7.02. Termination of Plan.
  1. In the event of a complete termination of the Plan, the assets then remaining, after providing for expenses of the Plan and for the payment of any Accumulated Shares theretofore approved, shall be distributed among the Participants. Each Participant shall receive that part of the total remaining assets in the same ratio as the value of his Accumulated Share bears to the aggregate value of the Accumulated Shares of all Employees. No part of the assets shall be returned to any Employer or inure to the benefit of any Employer or the Union. In the event that a Participant cannot be located and no claim is made by him or in his behalf for payment of his Accumulated Share within two (2) years following the sending of notice by registered mail to the Participant's last known address, his Accumulated Share shall be forfeited and redistributed on a uniform basis among Participants to whom payments have or can be made. A Participant's interest shall become non-forfeitable in the event of termination or partial termination of the Plan.
  2. In the event the liquidation value of the assets on the date of termination is less than the total of all Accumulated Shares plus expenses, the Trustees shall have the option of paying all Accumulated Shares to Participants over a period not to exceed 10 years to the extent permitted by the assets available.
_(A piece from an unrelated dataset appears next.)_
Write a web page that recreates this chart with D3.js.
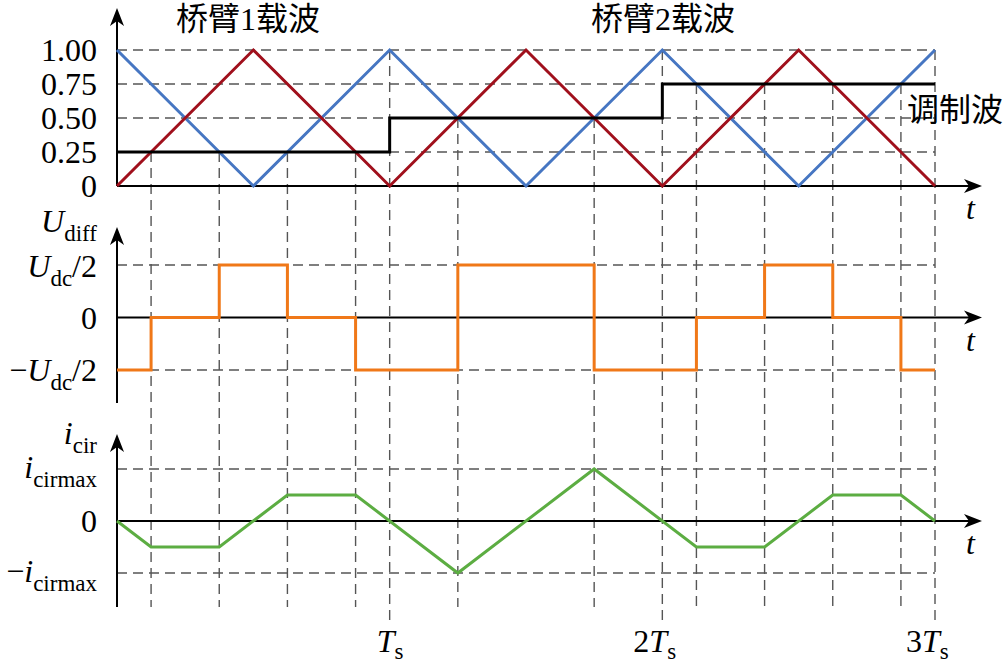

Top of page 7.03. Invalidation of Any Section. In the event that any Section or subsection of this Plan shall be determined by decision, act or regulation of a duly constituted body or authority to be in any respect invalid, that shall not nullify any of the other provisions, sections or subsections of the Plan.

SECTION 8. ROLLOVER DISTRIBUTION
8.01. Acceptance of Rollover Distributions. The Fund shall accept Direct Rollovers on behalf of a Participant from other Eligible Retirement Plans, provided that such Rollover Distributions are pursuant to the terms of a Collective Bargaining Agreement between any Employer and the Union. To the extent required by IRS regulations or guidance any such rollovers shall be accounted for separately under the Plan.

8.02. Direct Rollovers During a Period of Employment. Notwithstanding the provisions of Section 6.02 hereof, if a Collective Bargaining Agreement between any Employer and the Union is amended to provide that contributions shall be made to a Qualified Plan pursuant to Section 401(k) of the Internal Revenue Code in the place of contributions to the Fund, the Fund shall effectuate a direct roll-over of the Accumulated Share of any affected Participant as soon as administratively possible, upon request by such affected Participant, without regard to the waiting periods specified in Section 6.02 hereof.